(Directive): Retype each line of the listing below, from the first through the one holding "const timeout = 36000;", with no other lines.

(Data lines):

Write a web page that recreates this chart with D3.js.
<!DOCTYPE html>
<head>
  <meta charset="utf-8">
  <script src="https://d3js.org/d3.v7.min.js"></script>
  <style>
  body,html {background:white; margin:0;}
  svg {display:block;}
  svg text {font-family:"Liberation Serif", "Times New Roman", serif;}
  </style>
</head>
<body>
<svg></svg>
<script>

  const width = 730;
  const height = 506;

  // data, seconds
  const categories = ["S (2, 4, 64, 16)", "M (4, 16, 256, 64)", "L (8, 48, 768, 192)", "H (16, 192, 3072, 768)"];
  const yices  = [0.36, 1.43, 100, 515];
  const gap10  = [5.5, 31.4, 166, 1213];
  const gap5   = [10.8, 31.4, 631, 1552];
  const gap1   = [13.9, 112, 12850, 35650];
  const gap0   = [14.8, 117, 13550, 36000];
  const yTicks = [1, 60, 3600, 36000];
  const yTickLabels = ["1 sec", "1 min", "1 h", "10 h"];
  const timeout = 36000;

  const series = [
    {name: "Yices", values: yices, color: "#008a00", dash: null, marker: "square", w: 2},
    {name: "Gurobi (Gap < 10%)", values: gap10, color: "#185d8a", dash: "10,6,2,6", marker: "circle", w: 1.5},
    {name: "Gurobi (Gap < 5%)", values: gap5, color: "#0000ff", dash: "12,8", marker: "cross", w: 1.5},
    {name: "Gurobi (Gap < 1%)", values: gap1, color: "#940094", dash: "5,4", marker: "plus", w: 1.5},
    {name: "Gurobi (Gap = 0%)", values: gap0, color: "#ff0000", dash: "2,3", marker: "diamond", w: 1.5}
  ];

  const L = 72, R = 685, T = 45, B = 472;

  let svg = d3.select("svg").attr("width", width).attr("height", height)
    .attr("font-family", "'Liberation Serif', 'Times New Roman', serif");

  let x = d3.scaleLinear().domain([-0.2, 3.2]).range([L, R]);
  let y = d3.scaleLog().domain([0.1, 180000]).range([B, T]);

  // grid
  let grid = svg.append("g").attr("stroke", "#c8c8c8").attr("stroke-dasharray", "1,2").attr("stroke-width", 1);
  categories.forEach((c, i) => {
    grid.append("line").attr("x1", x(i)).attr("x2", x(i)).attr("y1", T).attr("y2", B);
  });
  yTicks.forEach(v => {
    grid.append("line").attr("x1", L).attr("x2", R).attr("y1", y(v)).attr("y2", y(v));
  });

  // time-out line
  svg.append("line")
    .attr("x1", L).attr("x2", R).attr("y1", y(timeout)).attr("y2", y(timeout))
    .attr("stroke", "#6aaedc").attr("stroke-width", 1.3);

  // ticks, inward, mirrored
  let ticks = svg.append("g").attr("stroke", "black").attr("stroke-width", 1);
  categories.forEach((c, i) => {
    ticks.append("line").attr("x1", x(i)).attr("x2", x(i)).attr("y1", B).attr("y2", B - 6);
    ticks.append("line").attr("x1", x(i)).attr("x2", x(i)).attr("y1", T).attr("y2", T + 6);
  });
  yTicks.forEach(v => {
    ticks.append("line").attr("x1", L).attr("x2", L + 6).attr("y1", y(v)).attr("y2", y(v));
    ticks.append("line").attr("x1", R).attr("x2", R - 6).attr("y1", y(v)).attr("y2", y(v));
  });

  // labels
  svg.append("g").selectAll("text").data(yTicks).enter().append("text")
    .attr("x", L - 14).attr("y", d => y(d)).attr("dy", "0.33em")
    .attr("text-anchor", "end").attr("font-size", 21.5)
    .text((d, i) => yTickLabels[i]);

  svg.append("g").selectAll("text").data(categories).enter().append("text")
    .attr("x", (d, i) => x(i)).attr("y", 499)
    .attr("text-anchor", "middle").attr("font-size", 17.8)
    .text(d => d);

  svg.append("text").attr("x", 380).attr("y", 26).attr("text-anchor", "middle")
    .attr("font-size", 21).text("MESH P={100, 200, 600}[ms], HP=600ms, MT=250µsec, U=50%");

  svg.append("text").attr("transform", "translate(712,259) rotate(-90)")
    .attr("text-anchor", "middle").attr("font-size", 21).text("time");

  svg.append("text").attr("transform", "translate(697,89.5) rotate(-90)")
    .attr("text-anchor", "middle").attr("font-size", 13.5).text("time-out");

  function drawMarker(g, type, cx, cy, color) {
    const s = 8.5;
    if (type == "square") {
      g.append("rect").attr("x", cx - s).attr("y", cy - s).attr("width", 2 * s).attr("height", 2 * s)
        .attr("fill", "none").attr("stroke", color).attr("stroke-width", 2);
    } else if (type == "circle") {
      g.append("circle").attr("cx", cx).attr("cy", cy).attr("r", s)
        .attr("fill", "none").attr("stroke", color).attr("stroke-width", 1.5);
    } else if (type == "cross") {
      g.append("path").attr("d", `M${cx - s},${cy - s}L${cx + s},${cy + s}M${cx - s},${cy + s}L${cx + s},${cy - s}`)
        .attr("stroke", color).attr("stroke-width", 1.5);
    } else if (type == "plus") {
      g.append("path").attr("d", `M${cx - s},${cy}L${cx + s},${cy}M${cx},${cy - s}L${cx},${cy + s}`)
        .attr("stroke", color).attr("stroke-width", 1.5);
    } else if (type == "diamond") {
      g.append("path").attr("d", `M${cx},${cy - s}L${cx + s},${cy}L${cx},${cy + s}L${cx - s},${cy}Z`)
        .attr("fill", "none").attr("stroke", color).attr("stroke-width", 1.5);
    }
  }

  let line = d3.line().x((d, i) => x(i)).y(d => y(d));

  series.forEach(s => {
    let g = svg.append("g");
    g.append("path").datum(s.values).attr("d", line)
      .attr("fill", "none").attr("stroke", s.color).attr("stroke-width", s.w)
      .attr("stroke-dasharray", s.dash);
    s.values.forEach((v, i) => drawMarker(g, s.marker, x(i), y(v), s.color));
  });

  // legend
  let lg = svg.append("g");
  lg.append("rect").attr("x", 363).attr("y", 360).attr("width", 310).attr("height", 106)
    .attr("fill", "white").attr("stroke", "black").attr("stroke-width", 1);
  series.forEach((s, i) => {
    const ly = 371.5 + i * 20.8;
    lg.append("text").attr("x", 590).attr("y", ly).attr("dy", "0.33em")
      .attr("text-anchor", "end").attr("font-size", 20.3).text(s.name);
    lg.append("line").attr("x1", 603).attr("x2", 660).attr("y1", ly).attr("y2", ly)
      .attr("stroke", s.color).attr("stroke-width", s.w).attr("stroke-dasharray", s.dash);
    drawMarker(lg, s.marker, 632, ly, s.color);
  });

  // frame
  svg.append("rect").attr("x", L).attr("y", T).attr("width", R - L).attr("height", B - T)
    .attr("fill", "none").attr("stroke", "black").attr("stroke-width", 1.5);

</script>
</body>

(Full solution):
Write a web page that recreates this chart with D3.js.
<!DOCTYPE html>
<head>
  <meta charset="utf-8">
  <script src="https://d3js.org/d3.v7.min.js"></script>
  <style>
  body,html {background:white; margin:0;}
  svg {display:block;}
  svg text {font-family:"Liberation Serif", "Times New Roman", serif;}
  </style>
</head>
<body>
<svg></svg>
<script>

  const width = 730;
  const height = 506;

  // data, seconds
  const categories = ["S (2, 4, 64, 16)", "M (4, 16, 256, 64)", "L (8, 48, 768, 192)", "H (16, 192, 3072, 768)"];
  const yices  = [0.36, 1.43, 100, 515];
  const gap10  = [5.5, 31.4, 166, 1213];
  const gap5   = [10.8, 31.4, 631, 1552];
  const gap1   = [13.9, 112, 12850, 35650];
  const gap0   = [14.8, 117, 13550, 36000];
  const yTicks = [1, 60, 3600, 36000];
  const yTickLabels = ["1 sec", "1 min", "1 h", "10 h"];
  const timeout = 36000;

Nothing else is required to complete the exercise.